Après son arrestation en septembre dernier, Usman a décrit aux enquêteurs comme il avait été recruté dans la province de Nangarhar, dans l'est de l'Afghanistan, où les forces afghanes et américaines affrontent un groupe de plusieurs centaines de combattants se revendiquant de l'État islamique.

"Mon frère a dit que je devais rejoindre le djihad". Originaire de la vallée de Swat au Pakistan, la famille d'Usman a rejoint la province afghane quand son père, membre des talibans pakistanais, a été tué par un drone. Un jour qu'il rentrait à la maison, Usman a trouvé son frère assis avec un homme plus âgé. "Mon frère a dit que je devais rejoindre le djihad, devenir un porteur de bombes", a-t-il dit.

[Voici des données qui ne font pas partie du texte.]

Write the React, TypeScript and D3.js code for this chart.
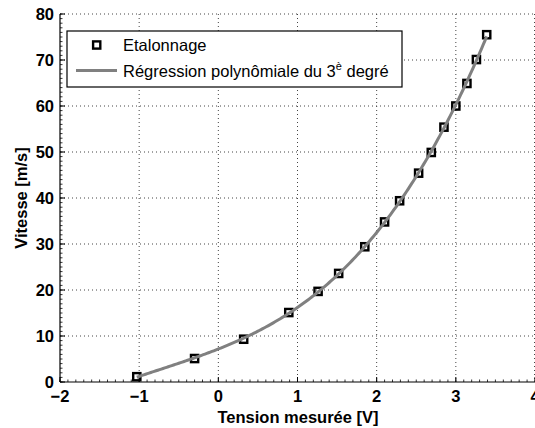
import React from "react";
import * as d3 from "d3";

const tension = [-1.03, -0.3, 0.32, 0.89, 1.26, 1.52, 1.85, 2.1, 2.29, 2.53, 2.69, 2.85, 3.0, 3.14, 3.26, 3.39];
const vitesse = [1.15, 5.1, 9.3, 15.1, 19.7, 23.6, 29.4, 34.8, 39.4, 45.4, 49.9, 55.4, 60.0, 64.9, 70.1, 75.5];
const xTicks = [-2, -1, 0, 1, 2, 3, 4];
const yTicks = [0, 10, 20, 30, 40, 50, 60, 70, 80];
const legendLabels = ["Etalonnage", "Régression polynômiale du 3", "è", " degré"];

// least squares cubic fit of the calibration data
function cubicFit(xs: number[], ys: number[]): number[] {
  const n = 4;
  const A: number[][] = Array.from({ length: n }, () => Array(n + 1).fill(0));
  xs.forEach((x, k) => {
    for (let i = 0; i < n; i++) {
      for (let j = 0; j < n; j++) A[i][j] += Math.pow(x, i + j);
      A[i][n] += Math.pow(x, i) * ys[k];
    }
  });
  for (let c = 0; c < n; c++) {
    let p = c;
    for (let r = c + 1; r < n; r++) if (Math.abs(A[r][c]) > Math.abs(A[p][c])) p = r;
    [A[c], A[p]] = [A[p], A[c]];
    for (let r = 0; r < n; r++) {
      if (r === c) continue;
      const f = A[r][c] / A[c][c];
      for (let k = c; k <= n; k++) A[r][k] -= f * A[c][k];
    }
  }
  return A.map((row, i) => row[n] / row[i]);
}

export default function App() {
  const W = 535, H = 428;
  const x = d3.scaleLinear().domain([-2, 4]).range([60, 535]);
  const y = d3.scaleLinear().domain([0, 80]).range([382, 14]);
  const coef = cubicFit(tension, vitesse);
  const fx = (t: number) => coef[0] + coef[1] * t + coef[2] * t * t + coef[3] * t * t * t;
  const xmin = d3.min(tension)!, xmax = d3.max(tension)!;
  const curve = d3.range(0, 201).map((i) => {
    const t = xmin + ((xmax - xmin) * i) / 200;
    return [t, fx(t)] as [number, number];
  });
  const line = d3.line<[number, number]>().x((d) => x(d[0])).y((d) => y(d[1]));
  const xMinor = d3.range(-2, 4.001, 0.1);
  const yMinor = d3.range(0, 80.001, 1);
  const font = "'Liberation Sans', Arial, Helvetica, sans-serif";
  const gridColor = "#444";

  return (
    <svg width={W} height={H} style={{ position: "absolute", left: 0, top: 0, background: "#fff" }} fontFamily={font}>
      <rect width={W} height={H} fill="#fff" />
      {/* grid */}
      {xTicks.filter((t) => t > -2).map((t) => (
        <line key={"gx" + t} x1={x(t) - (t === 4 ? 0.5 : 0)} x2={x(t) - (t === 4 ? 0.5 : 0)} y1={y(80)} y2={y(0)} stroke={gridColor} strokeWidth={1} strokeDasharray="1 3" />
      ))}
      {yTicks.filter((t) => t > 0).map((t) => (
        <line key={"gy" + t} x1={x(-2)} x2={x(4)} y1={y(t)} y2={y(t)} stroke={gridColor} strokeWidth={1} strokeDasharray="1 3" />
      ))}
      {/* axes */}
      <line x1={x(-2)} x2={x(4)} y1={y(0)} y2={y(0)} stroke="#000" strokeWidth={1.2} />
      <line x1={x(-2)} x2={x(-2)} y1={y(0)} y2={y(80)} stroke="#000" strokeWidth={1.2} />
      {xMinor.map((t, i) => (
        <line key={"xm" + i} x1={x(t)} x2={x(t)} y1={y(0)} y2={y(0) - 2.5} stroke="#000" strokeWidth={0.8} />
      ))}
      {yMinor.map((t, i) => (
        <line key={"ym" + i} x1={x(-2)} x2={x(-2) + 2.5} y1={y(t)} y2={y(t)} stroke="#000" strokeWidth={0.8} />
      ))}
      {xTicks.map((t) => (
        <line key={"xt" + t} x1={x(t)} x2={x(t)} y1={y(0)} y2={y(0) - 5} stroke="#000" strokeWidth={1} />
      ))}
      {yTicks.map((t) => (
        <line key={"yt" + t} x1={x(-2)} x2={x(-2) + 5} y1={y(t)} y2={y(t)} stroke="#000" strokeWidth={1} />
      ))}
      {/* tick labels */}
      {xTicks.map((t) => (
        <text key={"xl" + t} x={x(t)} y={402} textAnchor="middle" fontSize={16.5} fontWeight="bold">
          {t < 0 ? "\u2212" + Math.abs(t) : String(t)}
        </text>
      ))}
      {yTicks.map((t) => (
        <text key={"yl" + t} x={54} y={y(t) + 6} textAnchor="end" fontSize={16.5} fontWeight="bold">
          {t}
        </text>
      ))}
      {/* axis labels */}
      <text x={298} y={423} textAnchor="middle" fontSize={16.5} fontWeight="bold">Tension mesurée [V]</text>
      <text transform={`translate(27,${y(40)}) rotate(-90)`} textAnchor="middle" fontSize={16.5} fontWeight="bold">Vitesse [m/s]</text>
      {/* data markers */}
      {tension.map((t, i) => (
        <rect key={"m" + i} x={x(t) - 3.6} y={y(vitesse[i]) - 3.6} width={7.2} height={7.2} fill="none" stroke="#000" strokeWidth={2.4} />
      ))}
      {/* regression curve */}
      <path d={line(curve) || ""} fill="none" stroke="#808080" strokeWidth={3} />
      {/* legend */}
      <rect x={67} y={31} width={335} height={56} fill="#fff" stroke="#000" strokeWidth={1.2} />
      <rect x={96.7 - 3.6} y={45 - 3.6} width={7.2} height={7.2} fill="none" stroke="#000" strokeWidth={2.4} />
      <text x={123} y={51} fontSize={16.5}>{legendLabels[0]}</text>
      <line x1={76} x2={117} y1={70.5} y2={70.5} stroke="#808080" strokeWidth={3} />
      <text x={123} y={77} fontSize={16.5}>
        {legendLabels[1]}
        <tspan fontSize={11} dy={-7}>{legendLabels[2]}</tspan>
        <tspan dy={7}>{legendLabels[3]}</tspan>
      </text>
    </svg>
  );
}
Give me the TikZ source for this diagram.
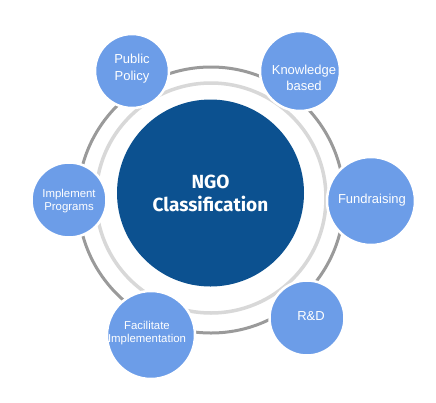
\documentclass[tikz,border=0pt]{standalone}
\usepackage{fontspec}
\setmainfont{Fira Sans}
\newfontfamily\satfont{Liberation Sans}
\definecolor{satblue}{HTML}{6C9DE8}
\definecolor{coreblue}{HTML}{0C5190}
\definecolor{darkring}{HTML}{9A9A9A}
\definecolor{lightring}{HTML}{D8D8D8}
\begin{document}
\begin{tikzpicture}[x=1pt,y=-1pt,
  sat/.style={circle,fill=satblue,draw=white,line width=2.5pt,inner sep=0pt},
  sattext/.style={text=white,font=\satfont\fontsize{13}{16.5}\selectfont,align=center,inner sep=0pt},
  smalltext/.style={text=white,font=\satfont\fontsize{11.4}{13.5}\selectfont,align=center,inner sep=0pt}]
\useasboundingbox (0,0) rectangle (436,402);
\fill[white] (0,0) rectangle (436,402);
% rings
\coordinate (dc) at (211,200);
\coordinate (lc) at (211,198);
\draw[darkring,line width=3pt] (dc) circle[radius=133];
\draw[lightring,line width=3.5pt] (lc) circle[radius=115];
% core
\node[circle,fill=coreblue,minimum size=187pt,inner sep=0pt] (core) at (210.5,193) {};
\node[text=white,font=\bfseries\fontsize{19}{23}\selectfont,align=center,inner sep=0pt] (coretext) at (210.5,193) {NGO\\Classification};
% satellites
\node[sat,minimum size=74pt] (pp) at (132,71) {};
\node[sattext] (pptext) at (132,68.5) {Public\\Policy};
\node[sat,minimum size=80pt] (kb) at (300,71) {};
\node[sattext] (kbtext) at (304,78) {Knowledge\\based};
\node[sat,minimum size=88pt] (fr) at (371,201) {};
\node[sattext] (frtext) at (372,200) {Fundraising};
\node[sat,minimum size=75pt] (rd) at (307,318) {};
\node[sattext] (rdtext) at (311,316) {R\&D};
\node[sat,minimum size=88pt] (fi) at (151,335) {};
\node[smalltext] (fitext) at (147,333) {Facilitate\\Implementation};
\node[sat,minimum size=75pt] (ip) at (69,200) {};
\node[smalltext] (iptext) at (69,201) {Implement\\Programs};
\end{tikzpicture}
\end{document}
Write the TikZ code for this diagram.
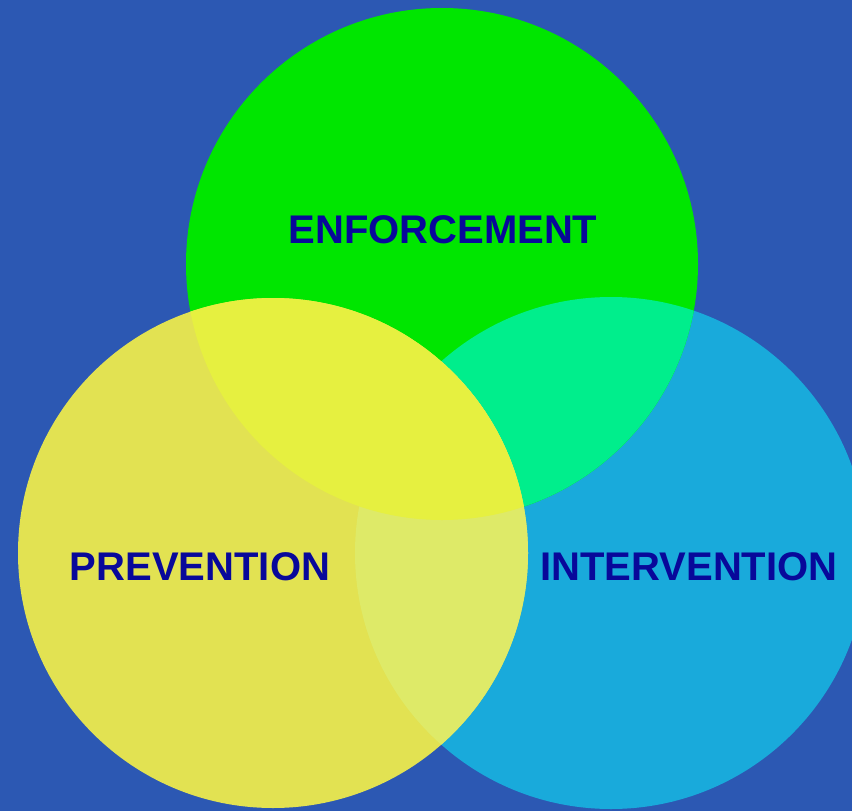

Il est parti le jour même, voyageant avec l'homme plus âgé dans un bus pour rejoindre la province afghane de Kandahar, d'où ils ont franchi la frontière pour gagner la province pakistanaise du Baloutchistan. De là, les deux hommes ont rallié à moto la ville de Wadh, en plein désert dans le sud du Baloutchistan, où Usman a commencé son entraînement et résidé chez un homme du nom de Maaz.

Envoyé avec sa ceinture d'explosifs au milieu d'une foule de chiites. "Dans notre chambre, Maaz a sorti des explosifs de son sac et préparé deux vestes d'explosifs", a-t-il raconté aux policiers.

Après un mois à Wadh, Usman dit avoir parcouru à moto, avec une escorte, des pistes secondaires jusqu'à Shikarpur. Quelques jours plus tard, il a été envoyé avec sa ceinture d'explosifs au milieu d'une foule de chiites réunis pour prier. L'attaque a échoué car un fidèle lui a parlé en sindhi, une langue qu'Usman ne comprend pas. Une foule s'est formée autour de lui et l'a immobilisé avant qu'il ne puisse atteindre son détonateur.

Plusieurs acteurs clés du réseau ont pu être identifiés. Les aveux d'Usman ont permis aux policiers d'identifier plusieurs acteurs clés du réseau ainsi que son chef présumé, un ancien informateur des services de renseignement pakistanais du nom de Shafiq Mengal.

"Nos services montrent qu'il a 500 à 1.000 militants travaillant sous ses ordres et qu'il vit dans les montagnes", explique un haut responsable policier. Ce que réfute le père de Shafiq Mengal. "Shafiq n'abrite pas les terroristes ou leurs activités", assure Naseer Mengal.

Le chef du réseau formé par les services de renseignements pakistanais. Cet ancien "chief minister" du Baloutchistan dans les années 1980 ajoute que son fils a activement soutenu les forces de sécurité contre les séparatistes baloutches.

Selon un document interne à la police, Shafiq Mengal, qui a été éduqué dans une école d'élite de la ville-garnison de Lahore, avant de parfaire son éducation dans une madrassa (école coranique), a bien été formé par les services de renseignement pour lutter contre les séparatistes baloutches. Mais il semble avoir récemment changé de camp, pour s'allier aux djihadistes.